Prefacio

El tema principal de los conflictos sociales y políticos de nuestro tiempo consiste en si el hombre debe prescindir o no de la libertad, de la iniciativa privada y de la responsabilidad, y abandonarse a la tutela de un gigantesco aparato de compulsión y coacción, es decir, al Estado socialista. ¿Deberá sustituir el totalitarismo autoritario al individualismo y a la democracia? ¿Habrá de transformarse el ciudadano en un súbdito, en un subordinado dentro de un ejército omnicomprensivo de trabajo obligatorio, limitado a obedecer incondicionalmente las órdenes de sus superiores? ¿Se le privará de su privilegio más precioso, el de elegir los medios y los fines y conformar su propia vida?

Nuestra época es testigo de un triunfal avance de la causa socialista. Hace medio siglo, un eminente político inglés, Sir William Harcourt, afirmaba: «Ahora todos somos socialistas»[1]. En ese momento tal constatación resultaba prematura en la medida en que se refería a Gran Bretaña; pero hoy es casi literalmente exacta en relación con ese país, en un tiempo la cuna de la libertad moderna. Pero no resulta menos aplicable a la Europa continental. Sólo Norteamérica es todavía libre para escoger. De modo que la decisión del pueblo norteamericano determinará el resultado para el conjunto de la humanidad.

Los problemas que implica el antagonismo entre socialismo y capitalismo pueden acometerse desde varios puntos de vista. Actualmente, parece como si la vía de aproximación más adecuada fuera una investigación de la expansión de la organización burocrática. Un análisis del burocratismo ofrece una excelente oportunidad para conocer los problemas fundamentales de la controversia.

Pese a que la evolución del burocratismo ha sido muy rápida durante estos últimos años, Norteamérica —en comparación con el resto del mundo— se encuentra todavía sólo superficialmente afectada. Únicamente muestra algunos de los rasgos característicos de la gestión burocrática. De ahí que el estudio del burocratismo en este país sería incompleto si no se ocupara de ciertos aspectos y resultados del movimiento que sólo pueden percibirse en países con una vieja tradición burocrática. Semejante estudio tendrá que analizar las experiencias de los países clásicos del burocratismo: Francia, Alemania y Rusia.

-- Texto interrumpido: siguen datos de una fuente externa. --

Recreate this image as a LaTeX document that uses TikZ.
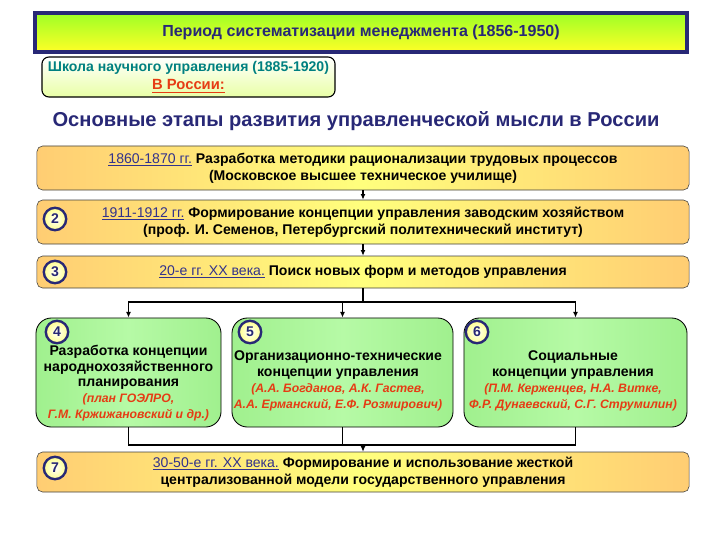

No obstante, estas referencias ocasionales a las condiciones europeas no tienen por objeto oscurecer la diferencia radical existente —en relación con el burocratismo— entre la mentalidad política y social de Norteamérica y la de la Europa continental. Para la mentalidad norteamericana, la noción de una Obrigkeit, de un gobierno cuya autoridad no deriva del pueblo, ha sido y es desconocida. Resulta incluso extremadamente difícil explicarle a un hombre para quien los escritos de Milton y de Paine, la Declaración de Independencia, la Constitución y el discurso de Gettysbug constituyen los hontanares de la educación política, lo que implica este término alemán Obrigkeit y lo que es un Obrigkeit-Staat. Quizá las dos citas siguientes ayuden a ilustrar el asunto.

El 15 de enero de 1838, el ministro prusiano del Interior, G. A. R. von Rochow, manifestó, replicando a la petición de unos vecinos de una ciudad prusiana: «No resulta apropiado que un súbdito aplique la medida de su mísero intelecto a los actos del jefe del Estado y que se arrogue, con altanera insolencia, el derecho de formular un juicio público acerca de su conveniencia». Esto ocurrió en los días en que el liberalismo alemán desafiaba al absolutismo, de modo que la opinión pública acusó con vehemencia esta muestra de pretensiones burocráticas opresoras.

Un siglo después, el liberalismo alemán estaba completamente muerto. La Sozialpolitik del káiser, el sistema estatista de interferencia gubernamental en los negocios y de nacionalismo agresivo había ocupado su lugar. Nadie se alarmó cuando el rector de la Universidad imperial de Estrasburgo caracterizó tranquilamente al sistema de gobierno alemán de esta manera: «Nuestros funcionarios… jamás habrán de tolerar que cualquiera les arrebate el poder de sus manos, y, por supuesto, no las mayorías parlamentarias a las que sabemos tratar de la manera adecuada. Ninguna clase de gobierno es tan fácilmente soportable o se acepta tan de buen grado como la de empleados públicos cultos y bien educados. El Estado alemán es un Estado de la supremacía del funcionario. Esperemos que continúe siéndolo»[2].

Tales aforismos no hubiera podido enunciarlos un norteamericano. Eso no podría suceder aquí.